The article "Architecture of the IBM System/360" explains the choice as being because "the frequency of pre-shift, overflow, and precision-loss post-shift on floating-point addition are substantially reduced by this choice." This allowed higher performance for the large System/360 models, and reduced cost for the small ones. The authors were aware of the potential for precision loss, but assumed that this would not be significant for 64-bit floating-point variables. Unfortunately, the designers seem not to have been aware of Benford's Law which means that a large proportion of numbers will suffer reduced precision.

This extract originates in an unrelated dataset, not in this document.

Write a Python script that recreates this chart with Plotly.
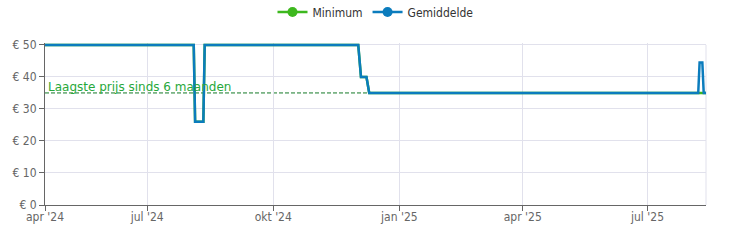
import plotly.graph_objects as go

# ---- data ----
min_dates = ["2024-04-17", "2024-08-04", "2024-08-05", "2024-08-11", "2024-08-12",
             "2024-12-02", "2024-12-04", "2024-12-08", "2024-12-10", "2025-08-13"]
min_values = [50, 50, 26, 26, 50, 50, 40, 40, 35, 35]

avg_dates = ["2024-04-17", "2024-08-04", "2024-08-05", "2024-08-11", "2024-08-12",
             "2024-12-02", "2024-12-04", "2024-12-08", "2024-12-10",
             "2025-08-07", "2025-08-08", "2025-08-10", "2025-08-11", "2025-08-13"]
avg_values = [50, 50, 26, 26, 50, 50, 40, 40, 35, 35, 44.5, 44.5, 35, 35]

lowest_price = 35
lowest_label = "Laagste prijs sinds 6 maanden"

x_tickvals = ["2024-04-17 12:00", "2024-07-01", "2024-10-01", "2025-01-01", "2025-04-01", "2025-07-01"]
x_ticktext = ["apr '24", "jul '24", "okt '24", "jan '25", "apr '25", "jul '25"]
x_range = ["2024-04-17 12:00", "2025-08-12 16:00"]

y_tickvals = [0, 10, 20, 30, 40, 50]
y_ticktext = ["€ 0", "€ 10", "€ 20", "€ 30", "€ 40", "€ 50"]

GREEN = "#3db81e"
BLUE = "#0b7cbd"
TICKFONT = dict(family="Liberation Sans Narrow, DejaVu Sans Condensed, sans-serif", size=12, color="#666666")

fig = go.Figure()
fig.add_trace(go.Scatter(x=min_dates, y=min_values, mode="lines", line=dict(color=GREEN, width=2.5),
                         showlegend=False, name="Minimum", cliponaxis=False))
fig.add_trace(go.Scatter(x=avg_dates, y=avg_values, mode="lines", line=dict(color=BLUE, width=2.5),
                         showlegend=False, name="Gemiddelde", cliponaxis=False))
# legend entries
fig.add_trace(go.Scatter(x=[None], y=[None], mode="lines+markers", name="Minimum",
                         line=dict(color=GREEN, width=2.5), marker=dict(color=GREEN, size=10)))
fig.add_trace(go.Scatter(x=[None], y=[None], mode="lines+markers", name="Gemiddelde",
                         line=dict(color=BLUE, width=2.5), marker=dict(color=BLUE, size=10)))

fig.add_shape(type="line", xref="paper", x0=0, x1=1, yref="y", y0=lowest_price, y1=lowest_price,
              line=dict(color="#147a27", width=1, dash="4px,2px"), layer="between")
fig.add_shape(type="line", xref="paper", x0=1, x1=1, yref="y", y0=0, y1=50,
              line=dict(color="#e1e1ec", width=1), layer="between")
fig.add_annotation(xref="paper", x=0, xanchor="left", xshift=1, y=lowest_price, yref="y",
                   yanchor="bottom", yshift=-3, text=lowest_label, showarrow=False,
                   font=dict(family="DejaVu Sans, sans-serif", size=12, color="#27a83a"))

fig.update_layout(
    width=750, height=250,
    margin=dict(l=45, r=44, t=43, b=45),
    paper_bgcolor="white", plot_bgcolor="white",
    legend=dict(orientation="h", x=0.5, xanchor="center", yref="container", y=0.952, yanchor="middle",
                font=dict(family="Liberation Sans Narrow, DejaVu Sans Condensed, sans-serif", size=12, color="#333333"),
                itemwidth=30, tracegroupgap=0),
    xaxis=dict(type="date", range=x_range, tickvals=x_tickvals, ticktext=x_ticktext,
               showgrid=True, gridcolor="#e1e1ec", gridwidth=1,
               showline=True, linecolor="#666666", linewidth=1,
               ticks="outside", ticklen=5, tickcolor="#666666", tickfont=TICKFONT, zeroline=False,
               ticklabelstandoff=-4),
    yaxis=dict(range=[0, 50.6], tickvals=y_tickvals, ticktext=y_ticktext,
               showgrid=True, gridcolor="#e1e1ec", gridwidth=1,
               showline=True, linecolor="#666666", linewidth=1,
               ticks="outside", ticklen=5, tickcolor="#666666", tickfont=TICKFONT, zeroline=False),
)

fig.write_html("out.html")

The book "Computer Architecture" by two of the System/360 architects quotes Sweeney's study of 1958-65 which showed that using a base greater than 2 greatly reduced the number of shifts required for alignment and normalisation, in particular the number of different shifts needed. They used a larger base to make the implementations run faster, and the choice of base 16 was natural given 8-bit bytes. The intention was that 32-bit floats would only be used for calculations that would not propagate rounding errors, and 64-bit double precision would be used for all scientific and engineering calculations. The initial implementation of double precision lacked a guard digit to allow proper rounding, but this was changed soon after the first customer deliveries.